◆ **WORK TO BE COMPLETED**
Output every line exactly as written. Leave out pictures.

◆ **INFORMATION GIVEN**

+---+

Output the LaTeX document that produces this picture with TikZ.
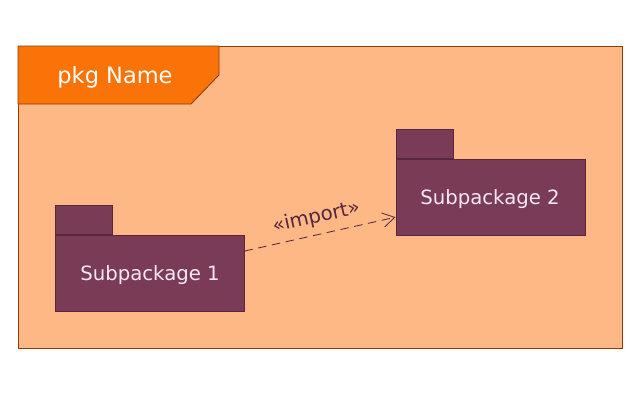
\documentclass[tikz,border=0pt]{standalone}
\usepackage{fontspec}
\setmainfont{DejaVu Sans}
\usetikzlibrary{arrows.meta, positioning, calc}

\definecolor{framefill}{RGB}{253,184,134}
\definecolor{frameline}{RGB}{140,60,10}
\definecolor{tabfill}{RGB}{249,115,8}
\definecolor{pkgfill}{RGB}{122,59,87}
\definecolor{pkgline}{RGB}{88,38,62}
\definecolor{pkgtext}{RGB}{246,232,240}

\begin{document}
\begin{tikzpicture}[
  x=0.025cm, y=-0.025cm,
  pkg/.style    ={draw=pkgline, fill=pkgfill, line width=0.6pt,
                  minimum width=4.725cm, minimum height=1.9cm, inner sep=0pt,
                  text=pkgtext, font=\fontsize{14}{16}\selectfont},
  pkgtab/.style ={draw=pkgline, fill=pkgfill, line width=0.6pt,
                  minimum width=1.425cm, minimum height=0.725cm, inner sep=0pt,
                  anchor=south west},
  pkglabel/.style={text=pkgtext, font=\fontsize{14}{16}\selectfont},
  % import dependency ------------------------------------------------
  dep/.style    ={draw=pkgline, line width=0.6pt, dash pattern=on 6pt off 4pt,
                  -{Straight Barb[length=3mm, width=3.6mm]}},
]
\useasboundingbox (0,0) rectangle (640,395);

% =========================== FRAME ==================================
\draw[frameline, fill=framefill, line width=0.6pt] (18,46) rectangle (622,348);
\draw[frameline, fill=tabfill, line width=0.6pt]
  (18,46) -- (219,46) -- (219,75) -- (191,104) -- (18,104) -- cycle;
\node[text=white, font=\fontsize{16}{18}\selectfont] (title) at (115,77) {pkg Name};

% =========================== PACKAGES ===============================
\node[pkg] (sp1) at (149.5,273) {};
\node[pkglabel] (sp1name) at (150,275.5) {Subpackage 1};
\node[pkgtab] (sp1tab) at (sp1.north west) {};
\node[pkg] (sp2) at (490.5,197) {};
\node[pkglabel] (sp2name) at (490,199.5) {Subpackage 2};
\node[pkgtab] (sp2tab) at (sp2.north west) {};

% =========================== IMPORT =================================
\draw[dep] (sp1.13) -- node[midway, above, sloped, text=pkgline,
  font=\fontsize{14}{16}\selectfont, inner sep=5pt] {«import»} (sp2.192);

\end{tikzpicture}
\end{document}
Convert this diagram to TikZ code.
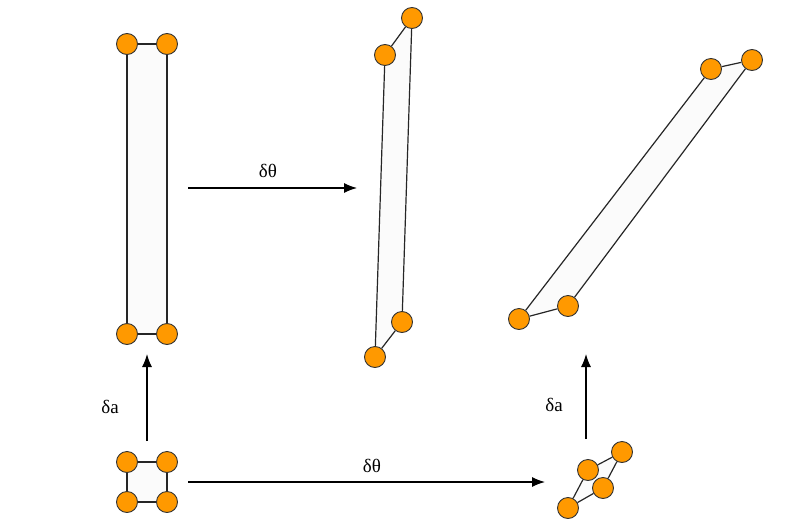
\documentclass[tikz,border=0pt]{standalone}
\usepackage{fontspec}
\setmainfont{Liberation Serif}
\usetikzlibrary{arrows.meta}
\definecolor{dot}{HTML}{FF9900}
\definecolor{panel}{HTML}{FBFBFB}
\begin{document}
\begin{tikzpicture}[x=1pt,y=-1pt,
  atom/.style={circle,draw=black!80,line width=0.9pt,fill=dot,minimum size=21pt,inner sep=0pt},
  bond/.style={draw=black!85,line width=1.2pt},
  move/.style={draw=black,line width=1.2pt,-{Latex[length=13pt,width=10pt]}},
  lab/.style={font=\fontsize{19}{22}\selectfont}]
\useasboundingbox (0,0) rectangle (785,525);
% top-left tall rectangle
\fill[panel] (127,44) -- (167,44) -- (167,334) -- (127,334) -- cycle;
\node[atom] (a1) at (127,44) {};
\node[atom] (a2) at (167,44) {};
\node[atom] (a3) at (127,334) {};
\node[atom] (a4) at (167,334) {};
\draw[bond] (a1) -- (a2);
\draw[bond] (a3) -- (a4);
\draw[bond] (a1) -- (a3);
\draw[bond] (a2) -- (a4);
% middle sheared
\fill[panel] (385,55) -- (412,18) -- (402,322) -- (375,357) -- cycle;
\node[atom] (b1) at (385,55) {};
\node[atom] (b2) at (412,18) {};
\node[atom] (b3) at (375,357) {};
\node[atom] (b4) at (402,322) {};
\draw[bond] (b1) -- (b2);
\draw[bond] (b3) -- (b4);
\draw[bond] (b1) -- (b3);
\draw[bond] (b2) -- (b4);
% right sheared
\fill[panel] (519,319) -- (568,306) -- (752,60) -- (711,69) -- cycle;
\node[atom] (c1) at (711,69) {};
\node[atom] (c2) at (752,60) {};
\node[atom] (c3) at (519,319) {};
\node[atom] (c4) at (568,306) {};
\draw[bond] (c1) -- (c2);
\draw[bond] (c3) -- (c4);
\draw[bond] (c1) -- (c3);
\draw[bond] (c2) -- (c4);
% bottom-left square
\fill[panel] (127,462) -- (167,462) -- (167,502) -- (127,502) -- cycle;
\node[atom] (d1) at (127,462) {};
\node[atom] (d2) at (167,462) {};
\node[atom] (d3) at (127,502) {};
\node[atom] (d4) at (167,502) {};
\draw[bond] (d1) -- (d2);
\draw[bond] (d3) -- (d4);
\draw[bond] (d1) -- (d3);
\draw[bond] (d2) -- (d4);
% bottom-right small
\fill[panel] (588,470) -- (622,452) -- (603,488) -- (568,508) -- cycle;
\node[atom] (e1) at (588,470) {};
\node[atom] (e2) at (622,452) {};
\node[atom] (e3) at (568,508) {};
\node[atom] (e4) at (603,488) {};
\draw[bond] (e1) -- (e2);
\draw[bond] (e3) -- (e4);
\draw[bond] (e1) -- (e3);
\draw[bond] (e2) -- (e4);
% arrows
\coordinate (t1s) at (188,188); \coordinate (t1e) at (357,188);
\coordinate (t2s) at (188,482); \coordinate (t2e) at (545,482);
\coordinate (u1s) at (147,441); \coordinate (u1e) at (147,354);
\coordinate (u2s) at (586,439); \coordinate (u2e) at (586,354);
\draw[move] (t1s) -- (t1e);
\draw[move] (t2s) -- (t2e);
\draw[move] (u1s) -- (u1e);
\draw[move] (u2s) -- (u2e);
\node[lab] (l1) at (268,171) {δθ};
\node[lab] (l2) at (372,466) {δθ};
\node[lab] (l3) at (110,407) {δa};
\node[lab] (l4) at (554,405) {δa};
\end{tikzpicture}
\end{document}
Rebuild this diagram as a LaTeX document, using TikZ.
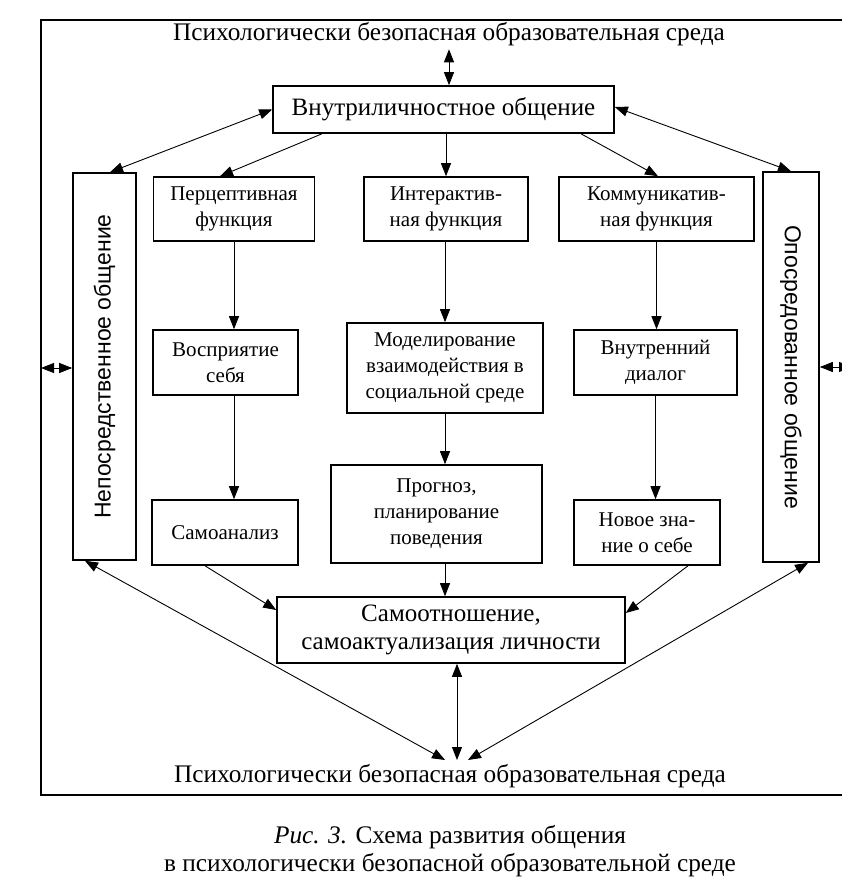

+---+

◆ **THE RESPONSE**
Output the LaTeX document that produces this picture with TikZ.
\documentclass[tikz,border=0pt]{standalone}
\usepackage{fontspec}
\setmainfont{DejaVu Sans}
\usetikzlibrary{arrows.meta, positioning, calc}

\definecolor{framefill}{RGB}{253,184,134}
\definecolor{frameline}{RGB}{140,60,10}
\definecolor{tabfill}{RGB}{249,115,8}
\definecolor{pkgfill}{RGB}{122,59,87}
\definecolor{pkgline}{RGB}{88,38,62}
\definecolor{pkgtext}{RGB}{246,232,240}

\begin{document}
\begin{tikzpicture}[
  x=0.025cm, y=-0.025cm,
  pkg/.style    ={draw=pkgline, fill=pkgfill, line width=0.6pt,
                  minimum width=4.725cm, minimum height=1.9cm, inner sep=0pt,
                  text=pkgtext, font=\fontsize{14}{16}\selectfont},
  pkgtab/.style ={draw=pkgline, fill=pkgfill, line width=0.6pt,
                  minimum width=1.425cm, minimum height=0.725cm, inner sep=0pt,
                  anchor=south west},
  pkglabel/.style={text=pkgtext, font=\fontsize{14}{16}\selectfont},
  % import dependency ------------------------------------------------
  dep/.style    ={draw=pkgline, line width=0.6pt, dash pattern=on 6pt off 4pt,
                  -{Straight Barb[length=3mm, width=3.6mm]}},
]
\useasboundingbox (0,0) rectangle (640,395);

% =========================== FRAME ==================================
\draw[frameline, fill=framefill, line width=0.6pt] (18,46) rectangle (622,348);
\draw[frameline, fill=tabfill, line width=0.6pt]
  (18,46) -- (219,46) -- (219,75) -- (191,104) -- (18,104) -- cycle;
\node[text=white, font=\fontsize{16}{18}\selectfont] (title) at (115,77) {pkg Name};

% =========================== PACKAGES ===============================
\node[pkg] (sp1) at (149.5,273) {};
\node[pkglabel] (sp1name) at (150,275.5) {Subpackage 1};
\node[pkgtab] (sp1tab) at (sp1.north west) {};
\node[pkg] (sp2) at (490.5,197) {};
\node[pkglabel] (sp2name) at (490,199.5) {Subpackage 2};
\node[pkgtab] (sp2tab) at (sp2.north west) {};

% =========================== IMPORT =================================
\draw[dep] (sp1.13) -- node[midway, above, sloped, text=pkgline,
  font=\fontsize{14}{16}\selectfont, inner sep=5pt] {«import»} (sp2.192);

\end{tikzpicture}
\end{document}
Convert this diagram to TikZ code.
\documentclass[tikz,border=0pt]{standalone}
\usepackage{fontspec}
\setmainfont{Liberation Serif}
\usetikzlibrary{arrows.meta}
\definecolor{dot}{HTML}{FF9900}
\definecolor{panel}{HTML}{FBFBFB}
\begin{document}
\begin{tikzpicture}[x=1pt,y=-1pt,
  atom/.style={circle,draw=black!80,line width=0.9pt,fill=dot,minimum size=21pt,inner sep=0pt},
  bond/.style={draw=black!85,line width=1.2pt},
  move/.style={draw=black,line width=1.2pt,-{Latex[length=13pt,width=10pt]}},
  lab/.style={font=\fontsize{19}{22}\selectfont}]
\useasboundingbox (0,0) rectangle (785,525);
% top-left tall rectangle
\fill[panel] (127,44) -- (167,44) -- (167,334) -- (127,334) -- cycle;
\node[atom] (a1) at (127,44) {};
\node[atom] (a2) at (167,44) {};
\node[atom] (a3) at (127,334) {};
\node[atom] (a4) at (167,334) {};
\draw[bond] (a1) -- (a2);
\draw[bond] (a3) -- (a4);
\draw[bond] (a1) -- (a3);
\draw[bond] (a2) -- (a4);
% middle sheared
\fill[panel] (385,55) -- (412,18) -- (402,322) -- (375,357) -- cycle;
\node[atom] (b1) at (385,55) {};
\node[atom] (b2) at (412,18) {};
\node[atom] (b3) at (375,357) {};
\node[atom] (b4) at (402,322) {};
\draw[bond] (b1) -- (b2);
\draw[bond] (b3) -- (b4);
\draw[bond] (b1) -- (b3);
\draw[bond] (b2) -- (b4);
% right sheared
\fill[panel] (519,319) -- (568,306) -- (752,60) -- (711,69) -- cycle;
\node[atom] (c1) at (711,69) {};
\node[atom] (c2) at (752,60) {};
\node[atom] (c3) at (519,319) {};
\node[atom] (c4) at (568,306) {};
\draw[bond] (c1) -- (c2);
\draw[bond] (c3) -- (c4);
\draw[bond] (c1) -- (c3);
\draw[bond] (c2) -- (c4);
% bottom-left square
\fill[panel] (127,462) -- (167,462) -- (167,502) -- (127,502) -- cycle;
\node[atom] (d1) at (127,462) {};
\node[atom] (d2) at (167,462) {};
\node[atom] (d3) at (127,502) {};
\node[atom] (d4) at (167,502) {};
\draw[bond] (d1) -- (d2);
\draw[bond] (d3) -- (d4);
\draw[bond] (d1) -- (d3);
\draw[bond] (d2) -- (d4);
% bottom-right small
\fill[panel] (588,470) -- (622,452) -- (603,488) -- (568,508) -- cycle;
\node[atom] (e1) at (588,470) {};
\node[atom] (e2) at (622,452) {};
\node[atom] (e3) at (568,508) {};
\node[atom] (e4) at (603,488) {};
\draw[bond] (e1) -- (e2);
\draw[bond] (e3) -- (e4);
\draw[bond] (e1) -- (e3);
\draw[bond] (e2) -- (e4);
% arrows
\coordinate (t1s) at (188,188); \coordinate (t1e) at (357,188);
\coordinate (t2s) at (188,482); \coordinate (t2e) at (545,482);
\coordinate (u1s) at (147,441); \coordinate (u1e) at (147,354);
\coordinate (u2s) at (586,439); \coordinate (u2e) at (586,354);
\draw[move] (t1s) -- (t1e);
\draw[move] (t2s) -- (t2e);
\draw[move] (u1s) -- (u1e);
\draw[move] (u2s) -- (u2e);
\node[lab] (l1) at (268,171) {δθ};
\node[lab] (l2) at (372,466) {δθ};
\node[lab] (l3) at (110,407) {δa};
\node[lab] (l4) at (554,405) {δa};
\end{tikzpicture}
\end{document}
Rebuild this diagram as a LaTeX document, using TikZ.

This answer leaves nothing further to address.